For a half dozen years, we have made extensive use of a Sony Hi-8 camcorder in our multimedia education and consultation activities. With video capture cards in our PCs, we have converted the camera's analog video output into the digital forms of both still images and motion video. In our multimedia courses, students use these digital forms to create multimedia content ranging from personal resumes to business kiosks. In our consulting business, we incorporate the digital forms into web sites and other forms of outreach and advertising for small businesses in our community. We have employed a succession of video capture cards, starting with an Intel Smart Video Recorder, then upgrading to the ISVR Pro, then to Pinnacle's miroVIDEO DC-30 card, and most recently getting a software upgrade that is almost equivalent to the DC-30 Pro. We have upgraded the capture card's host PC from a 90 MHz Pentium to a 200 MHz Pentium MMX and doubled its hard drive and RAM capacity twice. Only the Hi-8 camcorder remained unchanged, as major manufacturers shipped attractive digital camcorders that use the new Mini DV (Digital Video) cassette standard.
In the categorization of consumers as pioneers, early adopters, early mass market, late mass market, and laggards, we can seldom afford to be pioneers. We avoid buying whatever is newest because of the exorbitant prices, quirky behaviors, and other arrows that define the category of pioneers. Instead, we wait for prices to drop and support to improve and we make sure that what we buy represents a real improvement in our particular applications. This defines us as early mass market purchasers. (Because you are reading this, you probably share our feeling of sufficient competence to buy a new product well before enough friends and relatives buy it to provide the support group that makes a late mass market purchaser feel comfortable.
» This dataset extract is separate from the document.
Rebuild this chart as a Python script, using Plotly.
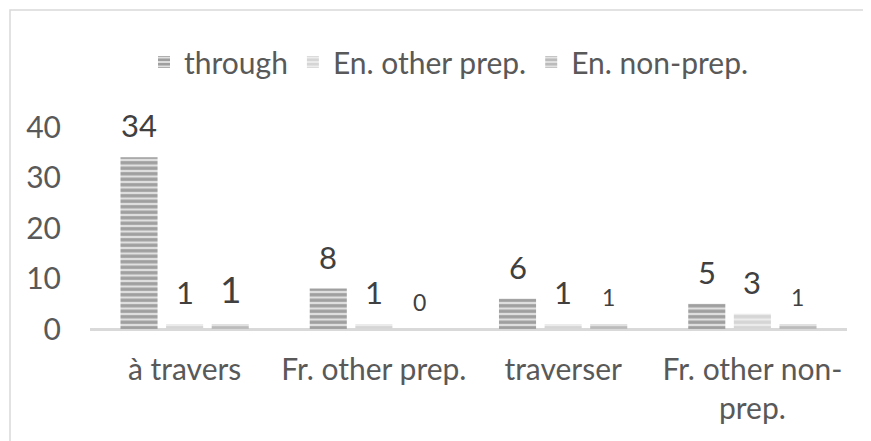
import plotly.graph_objects as go

# ---- data ----
categories = ["à travers", "Fr. other prep.", "traverser", "Fr. other non-<br>prep."]
series_names = ["through", "En. other prep.", "En. non-prep."]
through = [34, 8, 6, 5]
en_other_prep = [1, 1, 1, 3]
en_non_prep = [1, 0, 1, 1]
y_ticks = [0, 10, 20, 30, 40]

series_values = [through, en_other_prep, en_non_prep]

# ---- style ----
OFF = 8  # page body margin
W, H = 871 - OFF, 441 - OFF
L, R, T, B = 90 - OFF, 24, 127 - OFF, 112
plot_w = W - L - R
plot_h = H - T - B
BARGAP = 0.277
BARGROUPGAP = 0.187
FONT = "Lato, Carlito, Calibri, sans-serif"
TXT = "#595959"
LBL = "#404040"
FS = 30

styles = [
    dict(bg="#e0e0e0", fg="#5e5e5e"),
    dict(bg="#ececec", fg="#bdbdbd"),
    dict(bg="#e2e2e2", fg="#939393"),
]
label_sizes = [[31, 31, 31, 31], [31, 31, 31, 31], [37, 23, 23, 23]]

fig = go.Figure()
for name, vals, st in zip(series_names, series_values, styles):
    fig.add_trace(go.Bar(
        name=name, x=categories, y=vals,
        marker=dict(color=st["bg"], line=dict(width=0),
                    pattern=dict(shape="-", fgcolor=st["fg"], bgcolor=st["bg"],
                                 size=5.5, solidity=0.6, fillmode="overlay")),
    ))

# data labels as annotations aligned with grouped bars
cat_w = plot_w / len(categories)
slot = cat_w * (1 - BARGAP) / len(series_names)
for i, (vals, sizes) in enumerate(zip(series_values, label_sizes)):
    for c, v, s in zip(categories, vals, sizes):
        fig.add_annotation(x=c, y=v, text=str(v), showarrow=False,
                           xanchor="center", yanchor="bottom",
                           xshift=(i - 1) * slot, yshift=11,
                           font=dict(family=FONT, size=s, color=LBL))

# chart border (at page pixel 10,10)
bx0, by0 = 10 - OFF, 10 - OFF
fig.add_shape(type="rect", xref="paper", yref="paper",
              x0=(bx0 - L) / plot_w, x1=(W + 10 - L) / plot_w,
              y0=(H - B - (H + 10)) / plot_h, y1=(H - B - by0) / plot_h,
              line=dict(color="#d9d9d9", width=1.5), layer="below")

fig.update_layout(
    width=W, height=H,
    margin=dict(l=L, r=R, t=T, b=B),
    paper_bgcolor="white", plot_bgcolor="white",
    barmode="group", bargap=BARGAP, bargroupgap=BARGROUPGAP,
    font=dict(family=FONT, size=FS, color=TXT),
    showlegend=True,
    legend=dict(orientation="h", x=(449 - OFF - L) / plot_w, xanchor="center",
                y=(H - B - (62 - OFF)) / plot_h, yanchor="middle",
                font=dict(family=FONT, size=FS, color=TXT),
                itemwidth=30, tracegroupgap=0, bgcolor="rgba(0,0,0,0)"),
    xaxis=dict(showgrid=False, showline=False, zeroline=False, ticks="",
               ticklabelstandoff=20, tickfont=dict(family=FONT, size=FS, color=TXT)),
    yaxis=dict(range=[0, 40], tickvals=y_ticks, showgrid=False, showline=False,
               zeroline=True, zerolinecolor="#d9d9d9", zerolinewidth=3,
               ticks="", ticklabelstandoff=28,
               tickfont=dict(family=FONT, size=FS, color=TXT)),
)

fig.write_html("out.html")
And, of course, you and we need not wait with the laggards until new technologies to come as favors in cereal boxes.)
As early mass market purchasers, we were not at all sure that a digital video camcorder would improve our bottom line results enough to justify its cost. Even when our Sony camcorder's tape drive died hideously in front of a packed classroom, requiring us to beg audio visual services for an unfamiliar, hurry-up, minimal-quality replacement unit, we felt little pressure to upgrade to DV. We always operate on line power, and we have a small Hi-8 VCR that we can add to the Sony's still-functional camera section to make a complete camcorder. Thus we felt no need to fork over several hundred dollars to get an estimate of the cost to repair the camcorder. We lost only some operating convenience. Nevertheless, the continual inconvenience motivated us to consider respects in which a DV camcorder would let us better serve our students and clients. We became less reluctant to recognize advantages of DV when we noted that relevant DV camcorder street prices had dropped from $3,000 to $1,500 since we had last priced them.